私は中学生になり、妹は二歳になりました。兄は高校生になり、忙しい中でも私との約束を守る人でした。
ある日、部活で疲れているのを知りながらも、「約束してたよね、一緒にゲームしよう」と言うと、「いいよ」と快く応じてくれました。その背中を見て、優しさとは自分を犠牲にしても人を思いやることだと、学びました。
しかし、私は妹との約束を忘れてしまったことがあります。
ある日の夕方、満面の笑みで私の帰宅を待ち、おままごとに誘ってきました。「後でね」と言うと、妹は嬉しそうに「うん」と返事をしました。宿題や友人との連絡に気を取られているうちに、その約束を忘れてしまいました。
夕食時、「きらい」と言われ、胸が締め付けられました。その言葉には、彼女なりの真剣な気持ちが込められていました。「ごめんね、ご飯を食べてから一緒に遊ぼうね」と謝ると、妹は強く手を握り返し、笑顔を見せてくれました。その温もりが戻ったとき、言葉だけではなく、行動で気持ちを示す大切さを学びました。
約束はただの言葉ではありません。それは相手を信じ、思いやる行動そのものです。両親からは信じること、兄からは人を思いやること、妹からは言葉の重みを教わりました。これから私は、誰かにとっての「約束を守る人」になりたいと思います。約束を守ることで、人との絆が深まり、互いの心が結びつくからです。
優秀賞「やくそくのやくそく」
千葉県柏市 阿知 奈尚さん(小1)
わたしは、ほいくえんのときは、はずかしがりやのひと見しりで、じぶんからおともだちになってほしいといったことがなかったけど、小がくせいになって、はじめてじぶんからおともだちになってくださいといった子がいます。そして、いまではその子と一ばんのなかよしになりました。いつもじかんをわすれるくらいいっしょにあそんでいます。すきなえ本やすきなたべものもおなじで、はなしもあうし大すきなおともだちです。
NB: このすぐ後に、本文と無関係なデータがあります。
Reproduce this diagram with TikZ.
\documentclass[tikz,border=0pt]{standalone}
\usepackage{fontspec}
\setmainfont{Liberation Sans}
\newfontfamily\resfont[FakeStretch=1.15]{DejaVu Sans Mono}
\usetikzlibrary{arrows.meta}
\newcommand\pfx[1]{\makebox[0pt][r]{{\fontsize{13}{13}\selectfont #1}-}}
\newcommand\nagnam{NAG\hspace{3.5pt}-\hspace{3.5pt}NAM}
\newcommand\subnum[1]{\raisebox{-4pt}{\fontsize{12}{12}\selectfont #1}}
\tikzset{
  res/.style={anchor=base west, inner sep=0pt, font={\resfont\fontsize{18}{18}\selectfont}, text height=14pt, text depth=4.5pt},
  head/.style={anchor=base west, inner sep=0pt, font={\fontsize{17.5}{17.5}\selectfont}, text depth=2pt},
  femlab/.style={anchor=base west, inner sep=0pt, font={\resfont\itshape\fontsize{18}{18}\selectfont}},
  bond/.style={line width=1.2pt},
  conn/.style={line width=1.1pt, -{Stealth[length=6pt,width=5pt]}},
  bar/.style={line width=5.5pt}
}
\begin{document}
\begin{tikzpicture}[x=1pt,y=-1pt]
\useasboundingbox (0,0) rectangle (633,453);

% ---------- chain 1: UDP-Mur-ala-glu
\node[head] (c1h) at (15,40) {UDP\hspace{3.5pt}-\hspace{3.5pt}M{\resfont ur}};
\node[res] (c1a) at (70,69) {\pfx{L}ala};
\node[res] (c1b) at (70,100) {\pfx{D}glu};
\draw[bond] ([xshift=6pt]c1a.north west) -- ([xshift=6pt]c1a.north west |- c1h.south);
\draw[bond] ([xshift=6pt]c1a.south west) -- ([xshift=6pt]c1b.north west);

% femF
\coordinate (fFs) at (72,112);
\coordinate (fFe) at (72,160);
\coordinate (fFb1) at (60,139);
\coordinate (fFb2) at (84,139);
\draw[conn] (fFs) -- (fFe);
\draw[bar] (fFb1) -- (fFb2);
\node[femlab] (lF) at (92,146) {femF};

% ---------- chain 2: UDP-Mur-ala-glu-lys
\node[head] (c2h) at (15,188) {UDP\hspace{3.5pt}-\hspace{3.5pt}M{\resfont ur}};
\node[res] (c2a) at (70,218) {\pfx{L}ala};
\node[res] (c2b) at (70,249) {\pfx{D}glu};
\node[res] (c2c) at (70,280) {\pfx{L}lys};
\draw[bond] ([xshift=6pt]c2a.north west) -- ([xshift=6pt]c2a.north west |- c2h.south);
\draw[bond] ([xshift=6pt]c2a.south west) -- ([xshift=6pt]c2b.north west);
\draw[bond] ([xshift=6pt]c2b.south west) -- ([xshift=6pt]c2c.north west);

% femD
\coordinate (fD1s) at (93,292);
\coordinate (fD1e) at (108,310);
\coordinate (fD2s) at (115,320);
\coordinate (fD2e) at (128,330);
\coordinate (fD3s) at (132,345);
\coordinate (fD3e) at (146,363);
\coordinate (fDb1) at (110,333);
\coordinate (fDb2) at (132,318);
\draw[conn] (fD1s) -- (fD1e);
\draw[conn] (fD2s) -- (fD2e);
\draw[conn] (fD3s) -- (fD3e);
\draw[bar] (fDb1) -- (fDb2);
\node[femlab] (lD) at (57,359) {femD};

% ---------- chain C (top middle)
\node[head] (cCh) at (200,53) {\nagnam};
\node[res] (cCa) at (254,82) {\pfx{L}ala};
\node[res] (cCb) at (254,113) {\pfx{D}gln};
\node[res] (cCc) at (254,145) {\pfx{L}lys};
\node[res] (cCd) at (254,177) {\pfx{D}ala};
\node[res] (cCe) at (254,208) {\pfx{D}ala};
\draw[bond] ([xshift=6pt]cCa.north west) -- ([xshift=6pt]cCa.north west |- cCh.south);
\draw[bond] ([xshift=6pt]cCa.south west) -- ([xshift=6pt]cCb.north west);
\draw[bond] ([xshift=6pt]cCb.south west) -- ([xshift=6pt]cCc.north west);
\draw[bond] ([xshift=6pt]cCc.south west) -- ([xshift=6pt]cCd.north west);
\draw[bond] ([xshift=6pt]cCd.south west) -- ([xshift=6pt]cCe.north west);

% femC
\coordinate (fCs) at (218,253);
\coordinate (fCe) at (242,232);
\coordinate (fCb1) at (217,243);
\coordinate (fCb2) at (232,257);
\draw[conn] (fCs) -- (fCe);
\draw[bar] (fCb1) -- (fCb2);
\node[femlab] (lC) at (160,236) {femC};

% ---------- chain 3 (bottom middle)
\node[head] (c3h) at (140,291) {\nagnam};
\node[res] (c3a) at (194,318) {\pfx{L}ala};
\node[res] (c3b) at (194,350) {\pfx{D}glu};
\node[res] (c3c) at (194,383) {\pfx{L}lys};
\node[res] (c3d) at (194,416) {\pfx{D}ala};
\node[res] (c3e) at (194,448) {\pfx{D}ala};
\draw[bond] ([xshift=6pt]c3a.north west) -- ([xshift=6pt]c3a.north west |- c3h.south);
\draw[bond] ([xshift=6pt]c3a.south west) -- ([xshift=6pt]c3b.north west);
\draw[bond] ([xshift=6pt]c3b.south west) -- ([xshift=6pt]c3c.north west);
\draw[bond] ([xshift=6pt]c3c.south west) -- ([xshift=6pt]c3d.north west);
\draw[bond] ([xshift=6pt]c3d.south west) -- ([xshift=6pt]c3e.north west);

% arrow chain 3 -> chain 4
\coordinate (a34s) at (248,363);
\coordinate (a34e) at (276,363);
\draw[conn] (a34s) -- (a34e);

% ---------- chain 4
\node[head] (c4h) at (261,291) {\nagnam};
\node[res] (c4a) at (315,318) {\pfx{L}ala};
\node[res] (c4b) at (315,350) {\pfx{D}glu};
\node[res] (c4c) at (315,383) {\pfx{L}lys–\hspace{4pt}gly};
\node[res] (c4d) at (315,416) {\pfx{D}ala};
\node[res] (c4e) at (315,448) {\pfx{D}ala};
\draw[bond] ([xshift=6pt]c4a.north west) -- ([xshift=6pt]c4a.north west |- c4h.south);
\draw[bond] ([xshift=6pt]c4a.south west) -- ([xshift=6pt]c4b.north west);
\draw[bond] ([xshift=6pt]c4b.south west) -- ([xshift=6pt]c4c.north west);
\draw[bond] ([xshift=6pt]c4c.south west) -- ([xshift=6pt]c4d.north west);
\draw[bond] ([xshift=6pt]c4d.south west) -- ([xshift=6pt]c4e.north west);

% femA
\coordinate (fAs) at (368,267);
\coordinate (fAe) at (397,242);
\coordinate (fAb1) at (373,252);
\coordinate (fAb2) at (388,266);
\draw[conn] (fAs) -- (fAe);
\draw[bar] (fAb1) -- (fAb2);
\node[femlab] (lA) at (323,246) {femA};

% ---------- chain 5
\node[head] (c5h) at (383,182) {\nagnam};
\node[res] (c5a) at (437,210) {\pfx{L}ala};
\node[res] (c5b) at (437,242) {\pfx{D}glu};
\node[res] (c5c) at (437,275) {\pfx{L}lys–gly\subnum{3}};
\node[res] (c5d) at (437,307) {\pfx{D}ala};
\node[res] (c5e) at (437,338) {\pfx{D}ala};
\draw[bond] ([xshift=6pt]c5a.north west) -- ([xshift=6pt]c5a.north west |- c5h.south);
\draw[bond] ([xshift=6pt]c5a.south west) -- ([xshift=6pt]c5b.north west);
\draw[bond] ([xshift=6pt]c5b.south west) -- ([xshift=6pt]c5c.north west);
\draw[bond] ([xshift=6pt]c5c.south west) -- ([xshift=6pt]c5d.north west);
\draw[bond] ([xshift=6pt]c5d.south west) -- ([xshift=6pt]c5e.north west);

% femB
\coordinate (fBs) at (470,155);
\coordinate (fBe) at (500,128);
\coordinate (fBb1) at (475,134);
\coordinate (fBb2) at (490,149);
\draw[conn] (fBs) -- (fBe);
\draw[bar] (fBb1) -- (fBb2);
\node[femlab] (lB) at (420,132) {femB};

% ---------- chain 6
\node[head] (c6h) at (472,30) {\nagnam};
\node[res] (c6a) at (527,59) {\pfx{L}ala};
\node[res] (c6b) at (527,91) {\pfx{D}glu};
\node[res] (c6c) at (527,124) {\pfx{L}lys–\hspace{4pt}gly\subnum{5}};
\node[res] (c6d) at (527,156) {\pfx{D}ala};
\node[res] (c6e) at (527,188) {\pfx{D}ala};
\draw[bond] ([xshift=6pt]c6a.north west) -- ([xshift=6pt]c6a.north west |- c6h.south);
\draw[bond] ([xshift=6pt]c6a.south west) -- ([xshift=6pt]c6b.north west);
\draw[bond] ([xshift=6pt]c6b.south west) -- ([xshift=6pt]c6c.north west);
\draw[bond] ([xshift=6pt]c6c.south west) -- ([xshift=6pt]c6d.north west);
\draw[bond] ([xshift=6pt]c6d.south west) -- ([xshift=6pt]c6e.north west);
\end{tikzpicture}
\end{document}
でも、一つだけきらいなところがあります。それは、やくそくをまもってくれないことです。このまえもまちあわせのやくそくをやぶられました。もしかして、きらわれているのかもとかんがえるようになって、かなしい気もちになりました。モヤモヤした気もちのままではいやなので、おもいきって「どうしてまちあわせのばしょに、きてくれなかったの」ってきいたら、「ごめんね、わすれていたの」といっていました。
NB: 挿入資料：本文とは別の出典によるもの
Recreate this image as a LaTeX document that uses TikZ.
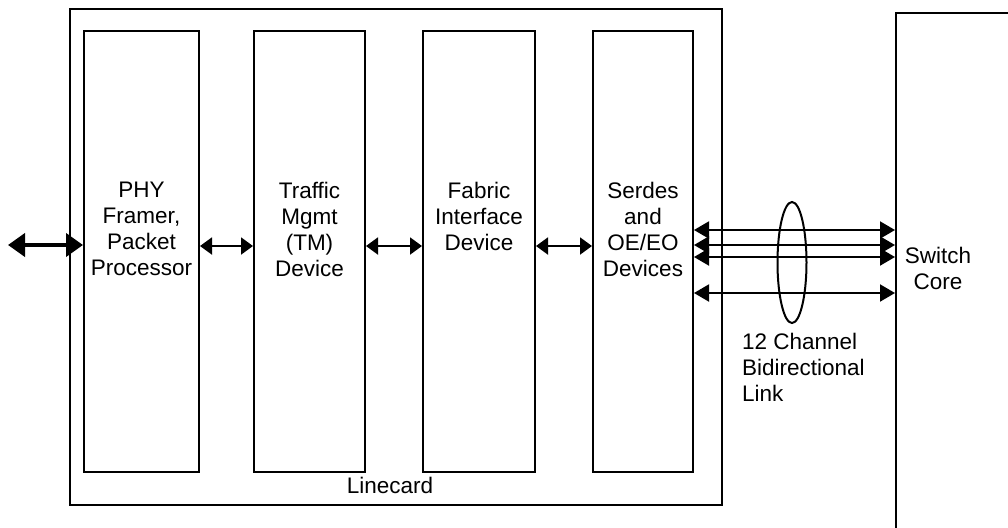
\documentclass[tikz,border=0pt]{standalone}
\usepackage{fontspec}
\setmainfont{Liberation Sans}
\usetikzlibrary{arrows.meta}
\begin{document}
\begin{tikzpicture}[x=0.5pt, y=-0.5pt, font=\fontsize{11.25}{13}\selectfont,
            line width=1pt, line join=miter,
            blk/.style={draw, rectangle, inner sep=0pt, minimum height=220.5pt},
            lbl/.style={align=center, inner sep=0pt, anchor=north},
            dbl/.style={{Triangle[length=6pt,width=8.5pt]}-{Triangle[length=6pt,width=8.5pt]}},
            fat/.style={line width=2pt, {Triangle[length=8.5pt,width=11.5pt]}-{Triangle[length=8.5pt,width=11.5pt]}},
            lnk/.style={{Triangle[length=7.5pt,width=8.5pt]}-{Triangle[length=7.5pt,width=8.5pt]}}]
            \useasboundingbox (0,0) rectangle (1008,527);
            \path 
            (8,245) coordinate (in)
            ;
            %\draw[gray!50] (0,0) grid[step=50] (1008,527);
            % linecard and the switch core (runs off the page)
            \node[draw, inner sep=0pt, minimum width=326pt, minimum height=248pt] (lc) at (396,257) {};
            \node[draw, inner sep=0pt, anchor=north west, minimum width=100pt, minimum height=300pt] (core) at (895,12) {};
            \foreach \n/\x/\w/\t in {b1/141.5/57.5/{PHY\\Framer,\\Packet\\Processor},
                b2/309.5/55.5/{Traffic\\Mgmt\\(TM)\\Device},
                b3/479/56/{Fabric\\Interface\\Device},
                b4/643/50/{Serdes\\and\\OE/EO\\Devices}}
            {
            \node[blk, minimum width=\w pt] (\n) at (\x,251.5) {};
            \node[lbl] (\n t) at (\x,181) {\t};
            }
            % arrows between the blocks
            \draw[fat] (in) -- (in -| b1.west);
            \draw[dbl] (b1.east |- 0,246) -- (b2.west |- 0,246);
            \draw[dbl] (b2.east |- 0,246) -- (b3.west |- 0,246);
            \draw[dbl] (b3.east |- 0,246) -- (b4.west |- 0,246);
            \foreach \y in {230,245,257,293}
            \draw[lnk] (b4.east |- 0,\y) -- (core.west |- 0,\y);
            \draw (792,262.5) ellipse [x radius=7.25pt, y radius=30.25pt];
            % texts
            \node[inner sep=0pt, anchor=base] (lct) at (390,493) {Linecard};
            \node[lbl] (sw) at (938,246) {Switch\\Core};
            \node[lbl, align=left, anchor=north west] (link) at (741,332) {12 Channel\\Bidirectional\\Link};
        \end{tikzpicture}
\end{document}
その日のよる、パパといっしょにおふろにはいっているときに、そのことをきいてもらいました。すると、パパからいがいなことをいわれました。わたしも、パパのやくそくをやぶっているというのです。わたしは、おもいあたらないのでパパにきいて見ると、ほしいおもちゃがあったので、パパにおねだりをしたときだったようです。パパは、「かたたたきを五十かいしてくれたらかってあげるよ」って、わたしとやくそくをしたのにやぶられたと。そして、パパもかなしい気もちになったといっていました。
わたしも、おともだちといっしょでわすれていました。けっきょく、わたしもやくそくをやぶってパパをかなしい気もちにさせていたのだと気づいたので、はんせいしました。わたしは、パパと「こんどからは、やくそくをまもるね」とやくそくしました。そして、おともだちもおなじやくそくをしてくれました。